Иногда в перемену Toy выходил на балкончик и смотрел вниз в зал, где капитан футбольной команды, школьный чемпион по плаванию и несколько старост обычно весело болтали с Кейт Колдуэлл, которая сидела с подругой на краю стола под военным мемориалом. До него волнами доносились ее смех и негромкий, с придыханием, голос; Toy подумывал, не присоединиться ли ему к их компании, но при его появлении наступила бы выжидательная пауза, и снова пошли бы слухи о его влюбленности.
Однажды Toy вышел на балкончик и увидел Кейт на балкончике напротив. Она улыбнулась и помахала ему: Toy инстинктивно бросил на нее ответный робкий взгляд, открыл дверь и жестом пригласил ее войти. Кейт обошла кругом галерею и, широко улыбаясь, появилась у входа. Toy спросил:
— Хочешь посмотреть, что я делаю? В смысле — что рисую?
— О, Дункан, с удовольствием.
В комнате, кроме них, сидел еще староста класса по имени Макгрегор Росс, копировавший прямой шрифт. Toy вынул из шкафчика папку и разложил перед Кейт свои рисунки один за одним.
— Христос разубеждает знахарей в храме. Жерло преисподней. А это фантастический пейзаж. Безумные цветы. Все эти иллюстрации я делал для доклада в дискуссионном клубе…
Кейт встречала каждый рисунок возгласами удивленного восхищения. Toy показал ей неоконченную серию иллюстраций к Книге пророка Ионы.
— Это чудесно, Дункан! — воскликнула Кейт. — Но зачем Ионе зонтик и котелок?
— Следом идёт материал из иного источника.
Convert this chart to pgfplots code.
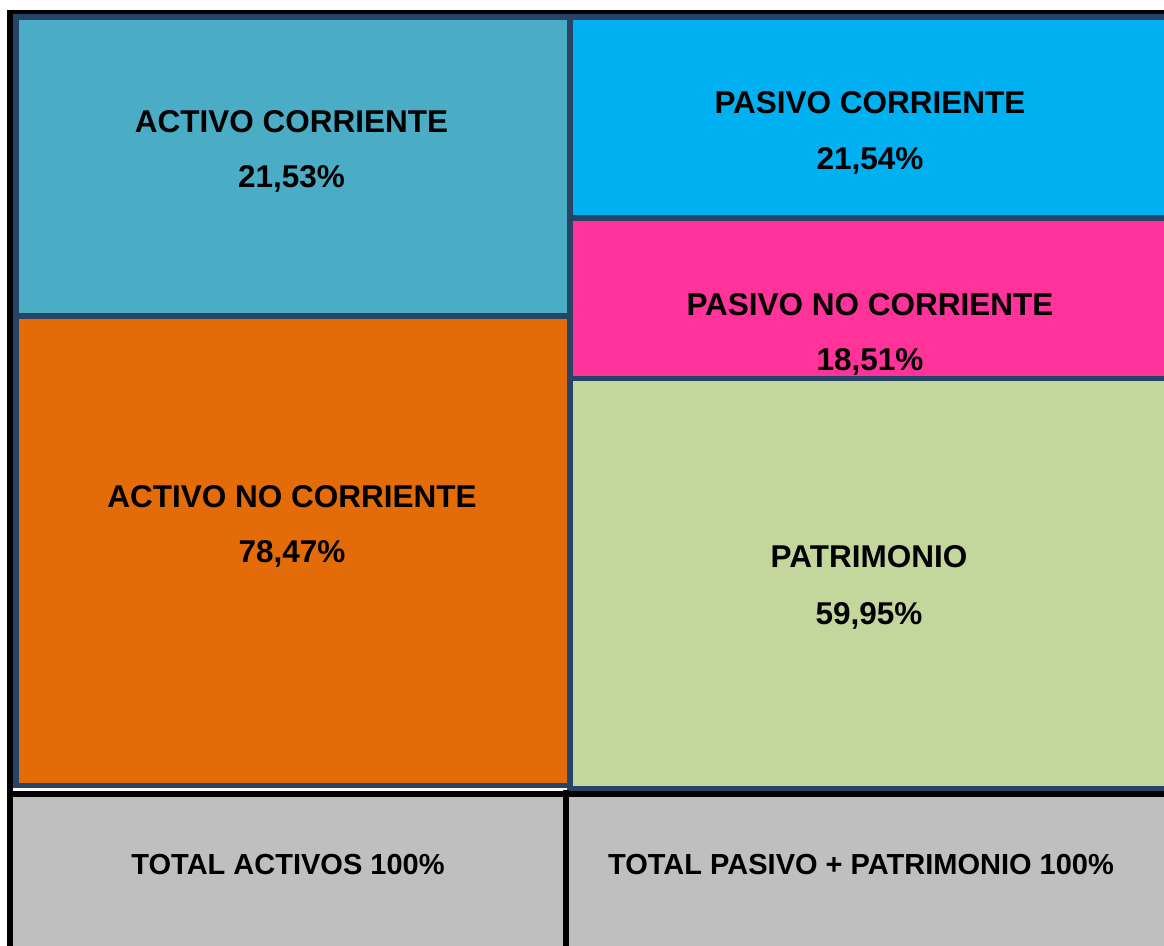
\documentclass[border=0pt]{standalone}
\usepackage{pgfplots}
\pgfplotsset{compat=1.18}
\usepackage{fontspec}
\setmainfont{Liberation Sans}
\definecolor{bord}{HTML}{274365}
\definecolor{cAC}{HTML}{4BACC6}
\definecolor{cPC}{HTML}{00B0F0}
\definecolor{cPNC}{HTML}{FF3399}
\definecolor{cANC}{HTML}{E36C09}
\definecolor{cPAT}{HTML}{C3D69B}
\definecolor{cTOT}{HTML}{BFBFBF}
\begin{document}
\begin{tikzpicture}
\begin{axis}[
  scale only axis, width=1164bp, height=946bp,
  xmin=0, xmax=1164, ymin=0, ymax=946, y dir=reverse,
  hide axis, clip=true,
  every axis plot/.append style={line join=miter},
]
% background
\addplot[fill=white, draw=none] coordinates {(0,0) (1164,0) (1164,946) (0,946)} -- cycle;
% bottom gray row
\addplot[fill=cTOT, draw=none] coordinates {(10,793) (1180,793) (1180,960) (10,960)} -- cycle;
% cells
\addplot[fill=cAC, draw=bord, line width=5.6bp] coordinates {(15.8,16.8) (570,16.8) (570,316) (15.8,316)} -- cycle;
\addplot[fill=cANC, draw=bord, line width=5.6bp] coordinates {(15.8,316) (570,316) (570,785.5) (15.8,785.5)} -- cycle;
\addplot[fill=cPC, draw=bord, line width=5.6bp] coordinates {(570,16.8) (1180,16.8) (1180,218) (570,218)} -- cycle;
\addplot[fill=cPNC, draw=bord, line width=5.6bp] coordinates {(570,218) (1180,218) (1180,378.5) (570,378.5)} -- cycle;
\addplot[fill=cPAT, draw=bord, line width=5.6bp] coordinates {(570,378.5) (1180,378.5) (1180,788.3) (570,788.3)} -- cycle;
% black frame lines
\addplot[black, line width=4bp] coordinates {(7,12) (1180,12)};
\addplot[black, line width=6bp] coordinates {(10,10) (10,960)};
\addplot[black, line width=6bp] coordinates {(7,793.5) (1180,793.5)};
\addplot[black, line width=6bp] coordinates {(566,790) (566,960)};
% labels
\begin{scope}[every node/.style={anchor=base, font=\fontsize{31.5bp}{36bp}\selectfont\bfseries, text=black, inner sep=0pt}]
\node at (axis cs:291.5,133) {ACTIVO CORRIENTE};
\node at (axis cs:291.5,188) {21,53\%};
\node at (axis cs:870,114) {PASIVO CORRIENTE};
\node at (axis cs:870,170) {21,54\%};
\node at (axis cs:870,315) {PASIVO NO CORRIENTE};
\node at (axis cs:870,370) {18,51\%};
\node at (axis cs:292,507) {ACTIVO NO CORRIENTE};
\node at (axis cs:292,562) {78,47\%};
\node at (axis cs:869,567) {PATRIMONIO};
\node at (axis cs:869,624) {59,95\%};
\end{scope}
\begin{scope}[every node/.style={anchor=base, font=\fontsize{29bp}{34bp}\selectfont\bfseries, text=black, inner sep=0pt}]
\node at (axis cs:288,874) {TOTAL ACTIVOS 100\%};
\node at (axis cs:861,874) {TOTAL PASIVO + PATRIMONIO 100\%};
\end{scope}
\end{axis}
\end{tikzpicture}
\end{document}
— Потому что он был таким человеком. Единственным из пророков, пророком быть не желавшим. Господь навязал ему эту судьбу. Я представляю его себе пожилым толстяком — служащим страховой компании, от природы рохлей и посредственностью, которого Бог заставляет проявить отвагу и обрести величие.
Кейт кивнула с сомнением:
— Понимаю. А куда ты это денешь, когда закончишь?